Les élections législatives tenues le 2 décembre dernier dans l'ensemble de la Fédération de Russie ont offert au Kremlin l'occasion idéale de « prouver » une nouvelle fois que la paix et la sérénité avaient été rétablies en Tchétchénie. À en croire les autorités de Moscou, le scrutin a démontré que la république caucasienne, longtemps rebelle et encore dévastée, faisait désormais une confiance aveugle et unanime au pouvoir russe. En fin de compte, le résultat est apparu grotesque : d'après les chiffres officiels, le taux de participation en Tchétchénie s'est élevé à 99 %, et Russie unie - le parti de Vladimir Poutine - aurait recueilli... 99 % des suffrages. On le comprend : les gouvernants pro-russes de Grozny ont mis un point d'honneur à assurer un score au-delà de toute espérance pour les autorités moscovites. Peut-être auraient-ils mieux fait de se soucier davantage de la crédibilité des chiffres, qui ne correspondent évidemment en rien à la réalité beaucoup plus instable de la république frondeuse...Il reste que, aux yeux des dirigeants de Moscou, le problème tchétchène est résolu. L'évolution de leur attitude sur le dossier kosovar illustre parfaitement cette assurance nouvelle. Comme chacun sait, le Kremlin s'est longtemps montré catégoriquement opposé à une éventuelle indépendance du Kosovo. Pour une raison simple : dans un tel cas de figure, la Tchétchénie - dont le statut officiel est comparable à celui du petit territoire balkanique - aurait pu, à son tour, faire valoir ses droits à l'indépendance. Mais, ces derniers temps, la Russie s'est montrée prête à discuter du Kosovo - dont elle souhaite relier le sort à celui des quatre entités sécessionnistes pro-russes qui subsistent dans les autres États ex-soviétiques (l'Abkhazie et l'Ossétie du Sud en Géorgie ; la Transnistrie en Moldavie ; et, à un moindre degré, le Haut-Karabakh en Arménie). Comme si elle n'avait pas, avec la Tchétchénie, un phénomène similaire sur son propre territoire ! C'est l'évidence : jamais les négociateurs russes n'auraient tendu ce bâton diplomatique s'ils n'étaient pas profondément certains de la soumission tchétchène. À leurs yeux, la guerre est finie.

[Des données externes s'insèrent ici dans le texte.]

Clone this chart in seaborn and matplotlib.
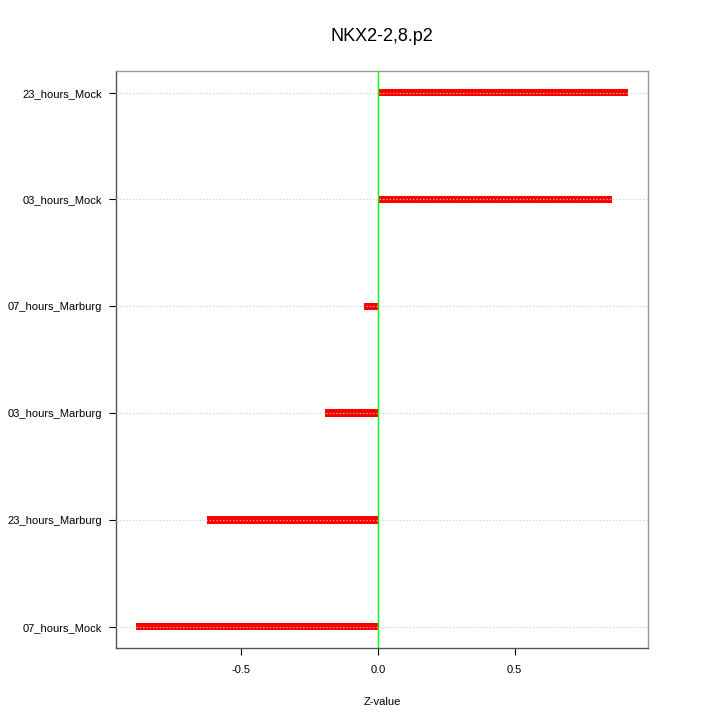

La Tchétchénie en voie de « normalisation »
Il est vrai que la république caucasienne semble en voie de pacification. Des familles (certes encore peu nombreuses) reviennent de leur exil européen. Les camps de réfugiés de l'Ingouchie voisine se vident progressivement - souvent sur l'incitation pressante des autorités russes. Globalement, selon un rapide calcul forcément approximatif (1), il y aurait aujourd'hui en Tchétchénie plus de 400 000 personnes (exclusivement tchétchènes). Plus de 150 000 Tchétchènes se trouveraient encore à l'extérieur des frontières, répartis entre la Russie et l'Europe (où ils seraient près de 70 000). L'activité économique reprend doucement. Les finances de la république dépendent à presque 100 % des subventions octroyées par le centre ; mais l'accès à des ressources propres - comme la récupération des recettes de l'exploitation pétrolière locale ou l'instauration de droits de douane exclusifs - pourrait être envisagé prochainement.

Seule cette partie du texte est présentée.